Once upon an electronic era ago, when it was dawning upon us that everything was changing--that business as usual was a way to go broke--it was said that it occurred to the people who owned trains that they were not in the train business. "Train business" meant doing what one was used to doing with trains, and that wasn't profitable, or sustainable. Trains hauled corn and coal along railroad tracks.
But was was happening was that trucks were delivering freight to warehouses, and great ships were bringing containers of goods to the docks from overseas. Airplanes were delivering fresh fish to Minneapolis every day from Seattle and Boston and the Gulf.
It could not remain a train business: a locomotive and two tracks, hauling corn and coal. They had to think of themselves as in the transportation business: a part of moving goods; not just trains and tracks.

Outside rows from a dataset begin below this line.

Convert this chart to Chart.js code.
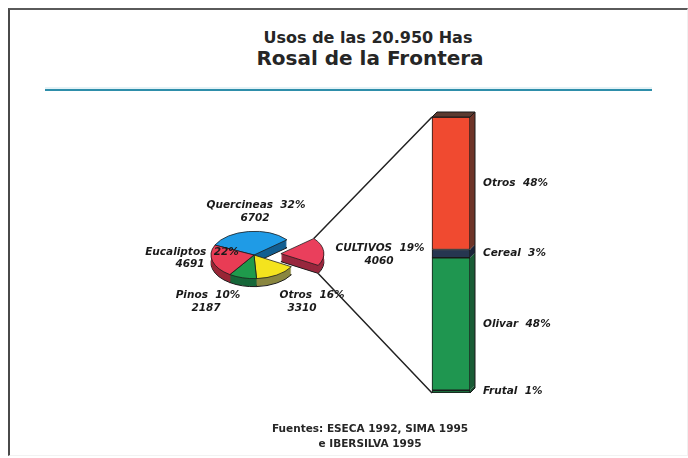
<!DOCTYPE html>
<html>
<head>
<meta charset="utf-8">
<script src="https://cdn.jsdelivr.net/npm/chart.js@4/dist/chart.umd.min.js"></script>
<style>
  html, body { margin: 0; padding: 0; background: #fff; }
  body { width: 688px; height: 458px; position: relative; overflow: hidden; font-family: "DejaVu Sans", sans-serif; }
  #frame { position: absolute; left: 8px; top: 8px; width: 680px; height: 448px;
           border-left: 2px solid #4a4a4a; border-top: 2px solid #5a5a5a;
           border-right: 1px solid #f0f0f0; border-bottom: 1px solid #f2f2f2; box-sizing: border-box; }
  .ttl { position: absolute; white-space: nowrap; transform: translateX(-50%); font-weight: bold; color: #262626; }
  #t1 { left: 368px; top: 30px; font-size: 16px; line-height: 16px; }
  #t2 { left: 370px; top: 48px; font-size: 20px; line-height: 20px; }
  #rule { position: absolute; left: 45px; top: 89px; width: 607px; height: 2px; background: #2e8eaa;
          box-shadow: 0 -2px 0 #e4f2f6; }
  canvas { position: absolute; left: 0; top: 0; }
  .src { position: absolute; white-space: nowrap; transform: translateX(-50%); font-weight: bold; font-size: 10.5px; line-height: 11px; color: #262626; }
  #s1 { left: 370px; top: 423px; }
  #s2 { left: 370px; top: 438px; }
</style>
</head>
<body>
<div id="frame"></div>
<div class="ttl" id="t1">Usos de las 20.950 Has</div>
<div class="ttl" id="t2">Rosal de la Frontera</div>
<div id="rule"></div>
<canvas id="pie" width="688" height="458"></canvas>
<canvas id="bar" width="688" height="458"></canvas>
<div class="src" id="s1">Fuentes: ESECA 1992, SIMA 1995</div>
<div class="src" id="s2">e IBERSILVA 1995</div>
<script>
// ---------- DATA ----------
const categories = ['Quercineas', 'CULTIVOS', 'Otros', 'Pinos', 'Eucaliptos'];
const hectares = [6702, 4060, 3310, 2187, 4691];
const explodedCategory = 'CULTIVOS';
const cropCategories = ['Frutal', 'Olivar', 'Cereal', 'Otros'];
const cropShares = [1, 48, 3, 48];

// ---------- STYLE ----------
const pieColors  = ['#1f9be6', '#ea3f5c', '#f4e31e', '#1f9a4c', '#e93c55'];
const wallColors = ['#135f92', '#98283e', '#8a8740', '#17683a', '#992636'];
const barColors  = ['#1b6b3c', '#1f9650', '#263650', '#f04a30'];
const barSides   = ['#164a2c', '#1a5c36', '#1a2438', '#6e3428'];
const barTopColor = '#5b3a30';
const SY = 0.55, DEPTH = 8, EXPLODE = 27, PIE_RADIUS = 43, PIE_ROTATION = -65.2;
const BAR_DX = 5, BAR_DY = 5;
const LABEL_FONT = 'italic bold 10.5px "DejaVu Sans"';
// label line centres (line1, line2) for each pie category
const pieLabelPos = {
  Quercineas: [[256, 205], [255, 218]],
  CULTIVOS:   [[380, 248], [379, 261]],
  Otros:      [[312, 295], [302, 308]],
  Pinos:      [[208, 295], [206, 308]],
  Eucaliptos: [[192, 252], [190, 264]]
};

const total = hectares.reduce((a, b) => a + b, 0);

function arcGeom(arc, i) {
  const p = arc.getProps(['x', 'y', 'startAngle', 'endAngle', 'outerRadius']);
  let ox = 0, oy = 0;
  if (categories[i] === explodedCategory) {
    const mid = (p.startAngle + p.endAngle) / 2;
    ox = Math.cos(mid) * EXPLODE;
    oy = Math.sin(mid) * EXPLODE * SY;
  }
  return { ...p, ox, oy };
}

function wedgePath(ctx, g, dy) {
  ctx.save();
  ctx.translate(g.x + g.ox, g.y + g.oy + dy);
  ctx.scale(1, SY);
  ctx.beginPath();
  ctx.moveTo(0, 0);
  ctx.arc(0, 0, g.outerRadius, g.startAngle, g.endAngle);
  ctx.closePath();
  ctx.restore();
}

const pie3d = {
  id: 'pie3d',
  beforeDatasetsDraw(chart) {
    const ctx = chart.ctx;
    const arcs = chart.getDatasetMeta(0).data;
    const idx = arcs.map((a, i) => i);
    const groups = [idx.filter(i => categories[i] !== explodedCategory),
                    idx.filter(i => categories[i] === explodedCategory)];
    groups.forEach(group => {
      for (let d = DEPTH; d >= 1; d--) {
        group.forEach(i => {
          const g = arcGeom(arcs[i], i);
          wedgePath(ctx, g, d);
          ctx.fillStyle = wallColors[i];
          ctx.fill();
          if (d === DEPTH) { ctx.strokeStyle = '#1a1a1a'; ctx.lineWidth = 1; ctx.stroke(); }
        });
      }
      group.forEach(i => {
        const g = arcGeom(arcs[i], i);
        ctx.save();
        ctx.translate(g.ox, g.oy);
        ctx.translate(g.x, g.y);
        ctx.scale(1, SY);
        ctx.translate(-g.x, -g.y);
        arcs[i].draw(ctx);
        ctx.restore();
      });
    });
    return false;
  },
  afterDraw(chart) {
    const ctx = chart.ctx;
    ctx.save();
    ctx.font = LABEL_FONT;
    ctx.fillStyle = '#1a1a1a';
    ctx.textAlign = 'center';
    ctx.textBaseline = 'middle';
    categories.forEach((c, i) => {
      const pct = Math.round(hectares[i] / total * 100);
      const [l1, l2] = pieLabelPos[c];
      ctx.fillText(c + '  ' + pct + '%', l1[0], l1[1]);
      ctx.fillText(String(hectares[i]), l2[0], l2[1]);
    });
    ctx.restore();
  }
};

const pieChart = new Chart(document.getElementById('pie'), {
  type: 'pie',
  data: { labels: categories, datasets: [{ data: hectares, backgroundColor: pieColors, borderColor: '#1a1a1a', borderWidth: 1 }] },
  options: {
    responsive: false, animation: false, events: [],
    rotation: PIE_ROTATION, radius: PIE_RADIUS,
    layout: { padding: { left: 154, right: 334, top: 155, bottom: 103 } },
    plugins: { legend: { display: false }, tooltip: { enabled: false } }
  },
  plugins: [pie3d]
});

const bar3d = {
  id: 'bar3d',
  afterDatasetsDraw(chart) {
    const ctx = chart.ctx;
    const metas = chart.getSortedVisibleDatasetMetas();
    const geoms = metas.map(m => {
      const p = m.data[0].getProps(['x', 'y', 'base', 'width']);
      return { left: p.x - p.width / 2, right: p.x + p.width / 2,
               top: Math.min(p.y, p.base), bottom: Math.max(p.y, p.base) };
    });
    ctx.save();
    ctx.strokeStyle = '#1a1a1a';
    ctx.lineWidth = 1;
    geoms.forEach((g, i) => {
      ctx.beginPath();
      ctx.moveTo(g.right, g.top);
      ctx.lineTo(g.right + BAR_DX, g.top - BAR_DY);
      ctx.lineTo(g.right + BAR_DX, g.bottom - BAR_DY);
      ctx.lineTo(g.right, g.bottom);
      ctx.closePath();
      ctx.fillStyle = barSides[metas[i].index];
      ctx.fill();
    });
    const topG = geoms.reduce((a, b) => (b.top < a.top ? b : a));
    const botG = geoms.reduce((a, b) => (b.bottom > a.bottom ? b : a));
    ctx.beginPath();
    ctx.moveTo(topG.left, topG.top);
    ctx.lineTo(topG.left + BAR_DX, topG.top - BAR_DY);
    ctx.lineTo(topG.right + BAR_DX, topG.top - BAR_DY);
    ctx.lineTo(topG.right, topG.top);
    ctx.closePath();
    ctx.fillStyle = barTopColor;
    ctx.fill();
    ctx.stroke();
    ctx.beginPath();
    ctx.moveTo(topG.right + BAR_DX, topG.top - BAR_DY);
    ctx.lineTo(botG.right + BAR_DX, botG.bottom - BAR_DY);
    ctx.lineTo(botG.right, botG.bottom);
    ctx.stroke();

    // segment labels
    ctx.font = LABEL_FONT;
    ctx.fillStyle = '#1a1a1a';
    ctx.textAlign = 'left';
    ctx.textBaseline = 'middle';
    geoms.forEach((g, i) => {
      const k = metas[i].index;
      ctx.fillText(cropCategories[k] + '  ' + cropShares[k] + '%', g.right + 13, (g.top + g.bottom) / 2);
    });

    // connector lines from the exploded slice to the bar
    const arcs = pieChart.getDatasetMeta(0).data;
    const k = categories.indexOf(explodedCategory);
    const a = arcGeom(arcs[k], k);
    const ux = a.x + a.ox + a.outerRadius * Math.cos(a.startAngle);
    const uy = a.y + a.oy + a.outerRadius * Math.sin(a.startAngle) * SY;
    const lx = a.x + a.ox + a.outerRadius * Math.cos(a.endAngle);
    const ly = a.y + a.oy + a.outerRadius * Math.sin(a.endAngle) * SY + DEPTH;
    ctx.strokeStyle = '#222';
    ctx.lineWidth = 1.5;
    ctx.beginPath();
    ctx.moveTo(ux, uy); ctx.lineTo(topG.left, topG.top);
    ctx.moveTo(lx, ly); ctx.lineTo(botG.left, botG.bottom);
    ctx.stroke();
    ctx.restore();
  }
};

const barChart = new Chart(document.getElementById('bar'), {
  type: 'bar',
  data: {
    labels: [explodedCategory],
    datasets: cropCategories.map((c, i) => ({
      label: c, data: [cropShares[i]], backgroundColor: barColors[i],
      borderColor: '#1a1a1a', borderWidth: 1, borderSkipped: false, barThickness: 38
    }))
  },
  options: {
    responsive: false, animation: false, events: [],
    layout: { padding: { left: 411, right: 197, top: 117, bottom: 65 } },
    scales: {
      x: { stacked: true, display: false },
      y: { stacked: true, display: false, min: 0, max: 100 }
    },
    plugins: { legend: { display: false }, tooltip: { enabled: false } }
  },
  plugins: [bar3d]
});
</script>
</body>
</html>
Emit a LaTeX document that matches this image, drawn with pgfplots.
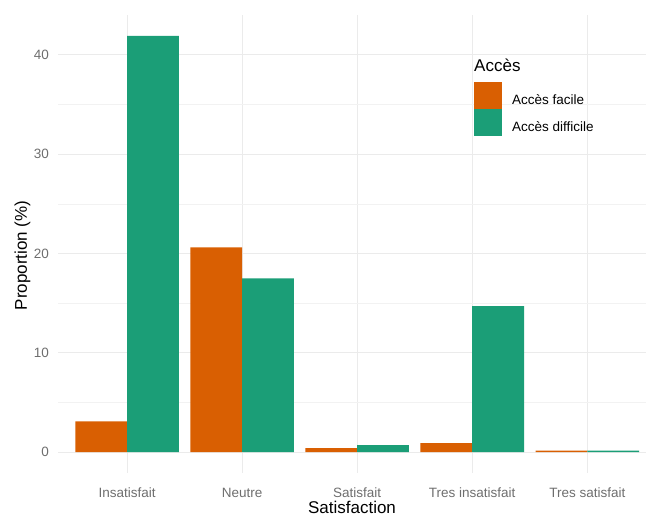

Something similar happened this last week. James Lipton, who is the fascinating and perceptive host of Actors' Studio, was asked to watch and analyze the Presidential Candidate Debates between Barack Obama and Mitt Romney. And what did he see?
Not a debate between two candidates, something like watching two trains. He, who is used to analyzing actors, and what they do, and how they do it, saw that it was a fundamental choice between someone acting like a President, and someone acting like a Boss. Romney, he said, was like an overbearing Boss, telling bad jokes, waiting for, and daring you not to laugh. Obama approached problems like a President, not a Boss.
And Lipton's question was, "Does America want a President, or a Boss?"